I first thought of it when I saw the searing images of the stricken bridge cascading into the waters below.
Gravity.
It is a force of nature that the bridge was designed to withstand until the container ship Dali struck with its own force that was, according to The New Times, “so large that one reasonable comparison is to a rocket launch.” With terrifying suddenness, the bridge’s once-mighty steel structure gave way as if it were no stronger than a house of cards.
I thought of the gravity of the situation — lives lost, a major artery severed, a busy commercial port strewn with debris, the lasting impact on a great American city that has seen hard times.
When I heard that all of the deceased were migrants from Latin and South America working on the bridge, I read their stories. I thought about how strong the gravitational pull of desperate hope must be for those willing to risk leaving home in search of a better life.
In the hubris of our current age, we sometimes act like the very forces of nature no longer apply to us. The physical has given way to the digital.
We live in clouds of our own construction. Not the billowing collections of water and ice droplets that stretch across our skies, but the millions of interconnected servers that slice, dice, and store our lives — how we communicate and remember ourselves — into packets of coded ones and zeros. Our family photos, shopping lists, love letters, resumes, tax forms, pay stubs, check-ins with friends, and so much else that used to require things you could hold in your hands now are accessible mainly through screens.
As we log in and endlessly scroll, it can be tempting to think how much of the modern technological world defines our existence. We look back at eras past and wonder how people could live without our expanses of instantaneous information. Just try watching films from the 1980s with your teenage children.
And yet, the tragedy in Baltimore is another reminder that we still live in a three-dimensional, material world. Ships are one of the oldest forms of transportation, but they still account for the vast majority of the world’s trade. According to the BBC, “at any given moment, there are 50,000 merchant ships crisscrossing the oceans – carrying as many as 5-6 million containers stuffed with goods.”
Meanwhile, the human instinct to build bridges stretches back to antiquity. It has been spurred by inventions like the arch, steel, and suspension, allowing our predecessors to imagine crossing ever-greater distances. It remains a major component of global infrastructure.
In this world, the forces of gravity remain a chief concern for those engineering our future.
We move through our digitally connected lives and too often forget all the physical structures and people that make modern living possible. We are frustrated by the inconveniences of road construction and repairs without thinking enough about all that goes into the work and those who do it. We buy something with an online click and await its arrival without having to imagine the chain of activity that the purchase unleashes. There is first the making of the object and then its passage through a series of boxes, trucks, warehouses, and who knows how many human and robotic hands.
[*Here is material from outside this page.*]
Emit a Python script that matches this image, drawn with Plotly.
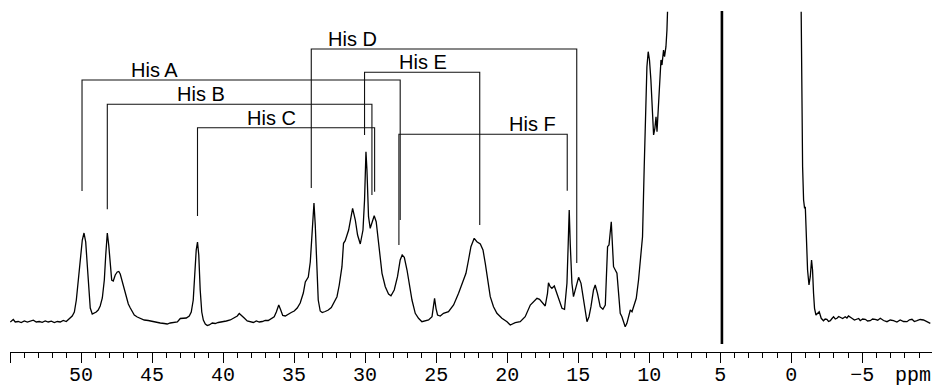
import plotly.graph_objects as go

# ---- spectrum (ppm, intensity in arbitrary units); off-scale region split in two segments
left_ppm = [54.98, 54.77, 54.63, 54.42, 54.21, 53.99, 53.78, 53.57, 53.36, 53.15, 52.94, 52.73, 52.52, 52.31,
            52.09, 51.88, 51.67, 51.46, 51.25, 51.04, 50.90, 50.76, 50.62, 50.47, 50.33, 50.19, 50.05, 49.91,
            49.79, 49.67, 49.56, 49.45, 49.35, 49.21, 49.07, 48.93, 48.79, 48.65, 48.50, 48.36, 48.26, 48.15,
            48.05, 47.94, 47.84, 47.73, 47.59, 47.45, 47.34, 47.24, 47.10, 46.96, 46.81, 46.67, 46.53, 46.39,
            46.25, 46.04, 45.83, 45.55, 45.27, 44.98, 44.70, 44.42, 44.14, 43.93, 43.72, 43.44, 43.22, 43.01,
            42.80, 42.59, 42.38, 42.24, 42.10, 41.99, 41.89, 41.80, 41.71, 41.61, 41.50, 41.39, 41.25, 41.11,
            40.97, 40.76, 40.55, 40.34, 40.06, 39.77, 39.49, 39.21, 39.00, 38.86, 38.72, 38.51, 38.30, 38.09,
            37.87, 37.66, 37.45, 37.24, 37.03, 36.82, 36.61, 36.40, 36.25, 36.08, 35.94, 35.80, 35.62, 35.41,
            35.20, 34.99, 34.78, 34.57, 34.35, 34.21, 34.00, 33.86, 33.76, 33.65, 33.60, 33.51, 33.40, 33.30,
            33.16, 33.02, 32.81, 32.59, 32.38, 32.17, 31.98, 31.82, 31.63, 31.52, 31.40, 31.16, 31.01, 30.88,
            30.69, 30.53, 30.34, 30.15, 30.04, 29.94, 29.87, 29.76, 29.64, 29.52, 29.36, 29.22, 29.05, 28.93,
            28.81, 28.58, 28.35, 28.18, 27.95, 27.72, 27.53, 27.39, 27.24, 27.05, 26.87, 26.70, 26.47, 26.24,
            26.00, 25.77, 25.53, 25.29, 25.18, 25.11, 25.01, 24.90, 24.71, 24.48, 24.13, 23.77, 23.42, 23.18,
            22.90, 22.72, 22.55, 22.32, 22.13, 21.89, 21.70, 21.54, 21.38, 21.19, 20.96, 20.72, 20.37, 20.01,
            19.78, 19.43, 19.08, 18.73, 18.37, 18.14, 17.90, 17.72, 17.55, 17.32, 17.16, 17.09, 16.97, 16.85,
            16.68, 16.54, 16.38, 16.14, 15.96, 15.79, 15.70, 15.63, 15.56, 15.44, 15.33, 15.21, 14.97, 14.80,
            14.66, 14.50, 14.38, 14.24, 14.10, 13.92, 13.80, 13.64, 13.45, 13.26, 13.09, 12.93, 12.83, 12.67,
            12.58, 12.51, 12.27, 12.16, 12.04, 11.92, 11.69, 11.57, 11.33, 11.21, 11.05, 10.91, 10.75, 10.58,
            10.47, 10.35, 10.26, 10.16, 10.07, 9.98, 9.88, 9.79, 9.69, 9.60, 9.52, 9.45, 9.36, 9.27, 9.17,
            9.10, 8.99, 8.92, 8.82, 8.75, 8.71]
left_int = [0, 2.5, 0, 0.5, -0.5, 1, 0, 0.7, 1.8, 0, 0.5, -0.3, 1, 0,
            0.8, -0.5, 0.5, 0, 1.5, 0.5, 2.5, 4, 6, 10, 22, 42, 64, 82,
            89, 80, 57, 32, 14, 8, 9, 10, 12, 16, 24, 42, 67, 89,
            77, 54, 42, 41, 47, 50, 50.5, 48, 41, 32, 24, 18, 14, 10,
            7, 5, 3.5, 2, 1.5, 0.5, -0.5, -1, -1.5, -2, -1, -0.5, 0, 3.5,
            3.5, 4, 6, 10, 22, 47, 72, 80, 67, 32, 10, 2, -2, -3.5,
            -3, -1, -1.5, -0.5, 0, 1, 2, 4, 6, 8.5, 7, 4, 1, 0.5,
            -0.5, 1, 0, 0.5, 1.5, 1.5, 3, 5.3, 10, 17, 12, 6.5, 6, 8,
            9.5, 11, 14, 19, 29, 40, 45, 60, 87, 117, 119, 97, 52, 22,
            11, 9.5, 10.5, 12, 14.5, 20, 25.3, 37, 55.3, 78.7, 81.3, 92, 105, 113.7,
            102, 87, 78, 92, 122, 170.3, 152, 105.3, 93.7, 100.3, 106.3, 100.3, 78.7, 62,
            48.7, 35.3, 28, 26.3, 32, 45.3, 62, 67, 64.7, 52, 35.3, 22, 8.7, 3.7,
            0.3, 1.3, 2, 5.3, 15.3, 23.7, 13.7, 7, 6, 8.7, 10.3, 17, 28.7, 38.7,
            48.7, 62, 75.3, 83.7, 80.3, 78, 72, 58.7, 42, 25.3, 15.3, 8.7, 3.7, 0.3,
            -3, -0.7, 0.3, 5.3, 17, 20.3, 23.7, 22.7, 20.3, 16, 28.7, 39.3, 35.3, 33.7,
            36, 30.3, 25.3, 13.7, 12.7, 38.7, 78.7, 112, 78.7, 38.7, 25.3, 32, 44.7, 38.7,
            25.3, 7, 0.3, 5.3, 15.3, 32, 37, 28.7, 15.3, 12.7, 17, 75.3, 77, 100.3,
            78.7, 55.3, 48.7, 32, 8.7, 5.3, -4.7, -1.3, 12, 10.3, 17, 23.7, 42, 68.7,
            85.3, 155.3, 212, 255.3, 270.3, 262, 242, 212, 187, 193.7, 205.3, 190.3, 212, 245.3, 262,
            257, 272, 265.3, 275.3, 292, 310.3]

right_ppm = [-0.70, -0.75, -0.80, -0.87, -0.94, -0.99, -1.06, -1.15, -1.25, -1.34, -1.43, -1.50, -1.57,
             -1.64, -1.74, -1.85, -1.97, -2.11, -2.27, -2.39, -2.51, -2.63, -2.75, -2.87, -2.98, -3.10,
             -3.22, -3.34, -3.45, -3.62, -3.80, -3.92, -4.03, -4.15, -4.27, -4.45, -4.63, -4.75, -4.86,
             -5.03, -5.21, -5.38, -5.56, -5.73, -5.91, -6.09, -6.27, -6.50, -6.74, -6.97, -7.20, -7.44,
             -7.67, -7.91, -8.15, -8.32, -8.50, -8.67, -8.85, -9.08, -9.31, -9.55, -9.79]
right_int = [310.3, 222, 155.3, 122, 113.7, 115.3, 88.7, 52, 37, 45.3, 62, 52, 28.7,
             13.7, 7, 8.7, 10.3, 3.7, 1.3, 3, 2.7, 0.5, 1.3, 3.5, 5.3, 3,
             3.7, 5.5, 4.7, 3.5, 5.3, 4, 6, 4.5, 3.7, 2, 2.7, 3.5, 1.3,
             3, 2.7, 1, 1.3, 3, 2.7, 1.8, 3.7, 1.5, 0.3, 2, 1.3, 0,
             2, 0.5, 0.3, 2.2, 2.7, 0.5, 1.3, 2.5, 2, 0.2, -1.3]

# ---- solvent marker line
water_ppm = [4.88, 4.88]
water_int = [-22, 311]

# ---- assignment brackets
his_labels = ["His A", "His B", "His C", "His D", "His E", "His F"]
his_left_ppm = [49.93, 48.15, 41.80, 33.79, 30.04, 27.62]
his_right_ppm = [27.53, 29.52, 29.33, 15.10, 21.93, 15.77]
his_level = [242, 217.7, 194.3, 273, 249.7, 187.7]
his_left_end = [131, 112.7, 106, 134, 187, 77]
his_right_end = [102, 127, 130.3, 59, 97, 131.3]
his_label_ppm = [44.86, 41.53, 36.61, 30.90, 25.91, 18.23]

# ---- axis ticks
tick_vals = [55, 50, 45, 40, 35, 30, 25, 20, 15, 10, 5, 0, -5]
tick_text = ["", "50", "45", "40", "35", "30", "25", "20", "15", "10", "5", "0", "\u22125"]
axis_unit = "ppm"

fig = go.Figure()

line_style = dict(color="black", width=1.3)
fig.add_trace(go.Scatter(x=left_ppm, y=left_int, mode="lines", line=line_style, hoverinfo="skip"))
fig.add_trace(go.Scatter(x=right_ppm, y=right_int, mode="lines", line=line_style, hoverinfo="skip"))
fig.add_trace(go.Scatter(x=water_ppm, y=water_int, mode="lines",
                         line=dict(color="black", width=2.6), hoverinfo="skip"))

for lab, xl, xr, lev, bl, br, xt in zip(his_labels, his_left_ppm, his_right_ppm, his_level,
                                         his_left_end, his_right_end, his_label_ppm):
    fig.add_trace(go.Scatter(x=[xl, xl, xr, xr], y=[bl, lev, lev, br], mode="lines",
                             line=dict(color="#111111", width=1.1), hoverinfo="skip"))
    fig.add_annotation(x=xt, y=lev, text=lab, showarrow=False, xanchor="center", yanchor="bottom",
                       yshift=-3, font=dict(family="Liberation Sans, Arial", size=20, color="black"))

fig.add_annotation(x=-8.57, y=0, yref="paper", text=axis_unit, showarrow=False, xanchor="center",
                   yanchor="middle", yshift=-23,
                   font=dict(family="Liberation Mono, Courier New", size=20, color="black"))

fig.update_layout(
    width=932, height=386,
    margin=dict(l=10, r=0, t=0, b=34, autoexpand=False),
    paper_bgcolor="white", plot_bgcolor="white",
    showlegend=False,
    xaxis=dict(range=[55, -9.91], tickvals=tick_vals, ticktext=tick_text, automargin=False,
               ticks="outside", ticklen=10, tickwidth=1.3, tickcolor="black", ticklabelstandoff=-6,
               showline=True, linecolor="black", linewidth=1.3, showgrid=False, zeroline=False,
               tickfont=dict(family="Liberation Mono, Courier New", size=20, color="black"),
               minor=dict(dtick=1, tick0=0, ticks="outside", ticklen=5, tickwidth=1, tickcolor="black",
                          showgrid=False)),
    yaxis=dict(range=[-30, 322], visible=False, showgrid=False, zeroline=False, automargin=False),
)

fig.write_html("out.html")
Even as we soar through the sky on airplanes, mimicking the birds and temporarily escaping the limits gravity puts on our ability to fly, we do so in metal tubes of rivets and screws. We have the ability as a species to dream big but that is made possible by the tangible.
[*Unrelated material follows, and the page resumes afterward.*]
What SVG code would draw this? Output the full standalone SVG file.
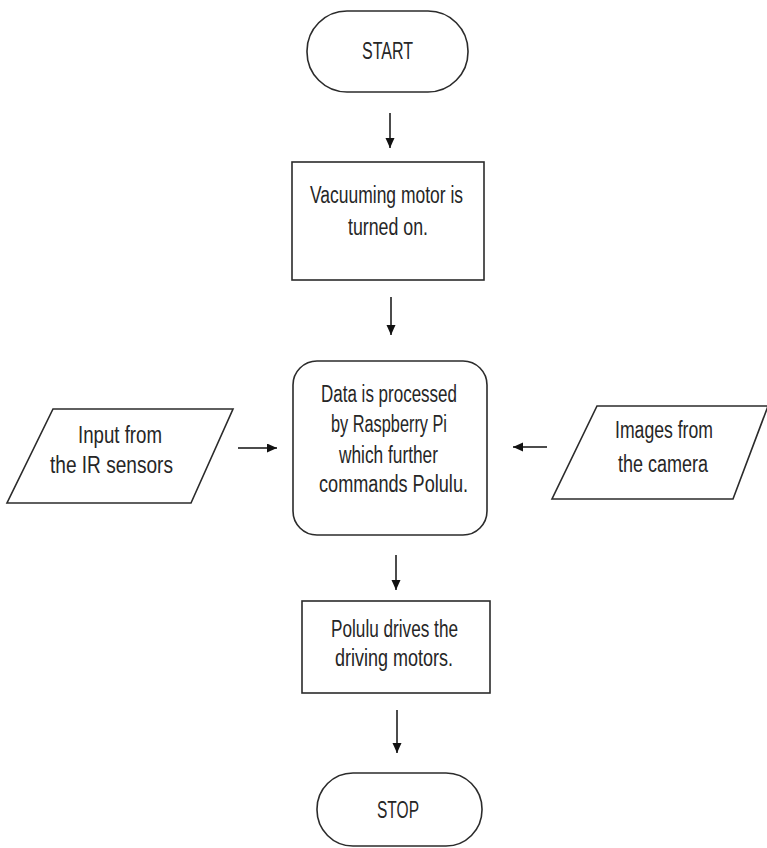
<svg xmlns="http://www.w3.org/2000/svg" width="767" height="848" viewBox="0 0 767 848">
<defs>
<style>
.shape{fill:#ffffff;stroke:#2b2b2b;stroke-width:1.6}
.conn{stroke:#111;stroke-width:1.5;fill:none}
.t{font-family:"Liberation Sans",Arial,sans-serif;font-size:23px;fill:#262626}
</style>
<marker id="ah" markerUnits="userSpaceOnUse" markerWidth="11" markerHeight="10" refX="10" refY="4.5" orient="auto">
<path d="M0,0 L10,4.5 L0,9 z" fill="#111"/>
</marker>
</defs>
<rect width="767" height="848" fill="#ffffff"/>
<g id="connectors">
<line class="conn" x1="390" y1="113" x2="390" y2="148" marker-end="url(#ah)"/>
<line class="conn" x1="391" y1="297" x2="391" y2="335" marker-end="url(#ah)"/>
<line class="conn" x1="238" y1="448" x2="277" y2="448" marker-end="url(#ah)"/>
<line class="conn" x1="547" y1="447" x2="513" y2="447" marker-end="url(#ah)"/>
<line class="conn" x1="396" y1="555" x2="396" y2="590" marker-end="url(#ah)"/>
<line class="conn" x1="397" y1="710" x2="397" y2="753" marker-end="url(#ah)"/>
</g>
<g id="start">
<rect class="shape" x="307" y="11" width="161" height="81" rx="40" ry="40"/>
<text class="t" x="362" y="59" textLength="51" lengthAdjust="spacingAndGlyphs">START</text>
</g>
<g id="vacuum">
<rect class="shape" x="292" y="162" width="192" height="118"/>
<text class="t" x="310" y="203" textLength="153" lengthAdjust="spacingAndGlyphs">Vacuuming motor is</text>
<text class="t" x="348" y="235" textLength="80" lengthAdjust="spacingAndGlyphs">turned on.</text>
</g>
<g id="process">
<rect class="shape" x="293" y="361" width="194" height="174" rx="24" ry="24"/>
<text class="t" x="321" y="402" textLength="136" lengthAdjust="spacingAndGlyphs">Data is processed</text>
<text class="t" x="331" y="432" textLength="116" lengthAdjust="spacingAndGlyphs">by Raspberry Pi</text>
<text class="t" x="339" y="463" textLength="99" lengthAdjust="spacingAndGlyphs">which further</text>
<text class="t" x="319" y="492" textLength="149" lengthAdjust="spacingAndGlyphs">commands Polulu.</text>
</g>
<g id="ir-input">
<polygon class="shape" points="53,409 233,409 191,503 7,503"/>
<text class="t" x="78" y="443" textLength="84" lengthAdjust="spacingAndGlyphs">Input from</text>
<text class="t" x="50" y="473" textLength="123" lengthAdjust="spacingAndGlyphs">the IR sensors</text>
</g>
<g id="camera-input">
<polygon class="shape" points="597,406 768,406 733,499 552,499"/>
<text class="t" x="615" y="438" textLength="98" lengthAdjust="spacingAndGlyphs">Images from</text>
<text class="t" x="618" y="472" textLength="90" lengthAdjust="spacingAndGlyphs">the camera</text>
</g>
<g id="polulu">
<rect class="shape" x="302" y="601" width="188" height="92"/>
<text class="t" x="331" y="637" textLength="127" lengthAdjust="spacingAndGlyphs">Polulu drives the</text>
<text class="t" x="335" y="666" textLength="118" lengthAdjust="spacingAndGlyphs">driving motors.</text>
</g>
<g id="stop">
<rect class="shape" x="317" y="773" width="165" height="73" rx="36" ry="36"/>
<text class="t" x="377" y="818" textLength="42" lengthAdjust="spacingAndGlyphs">STOP</text>
</g>
</svg>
For those who took physics back in school, we might remember that gravity is determined by the mass of objects in relation to each other. We all have our own center of gravity. This force determines our weight on Earth and how it would be different on other celestial bodies. Think of those indelible images of astronauts skipping across the lunar surface.
Gravity defines how the planets orbit the sun and how the Moon shapes the ocean tides. Plants use it to orientate their growth and its influence can be so strong, as in the case of black holes, that even light cannot escape.
Gravity is too weak a force to shape the electrons that move through our electronics but the world in which these devices live, along with us, must contend with this greater reality. Anyone who has dropped their phone and broke the screen can tell you that.
We are still physical creatures living in a physical universe. What we build, how we build it, how we manage it, how we maintain it, and how we value it, all matter. These considerations too often are the backdrop of our lives until, suddenly, they are not.
We should take solace in the wisdom of the late British theoretical physicist Stephen Hawking who said, “Because there is a law such as gravity, the universe can and will create itself from nothing.”
The forces that shape the world in which we live are also those that allow us to exist in the first place. We should honor them along with the precariousness of life, physical and otherwise.
Elliot, deep, insightful, pretty amazing actually. Thank you. It led me to ponder the gravity of our political situation as well as to consider how most people on earth live their lives, burdened and pulled down by forces beyond their control. We US citizens who care about life would do well to remember how good life is even in the presence of strife and to prioritize compassion for our fellow humans. how grave my situation would be without voices of sanity and reason such as yours.
It’s also a fact that cannot be turned by science deniers. Without gravity, and to your reference immigrants laboring for greater good, we would not have the life we currently enjoy. Thank you for this reminder.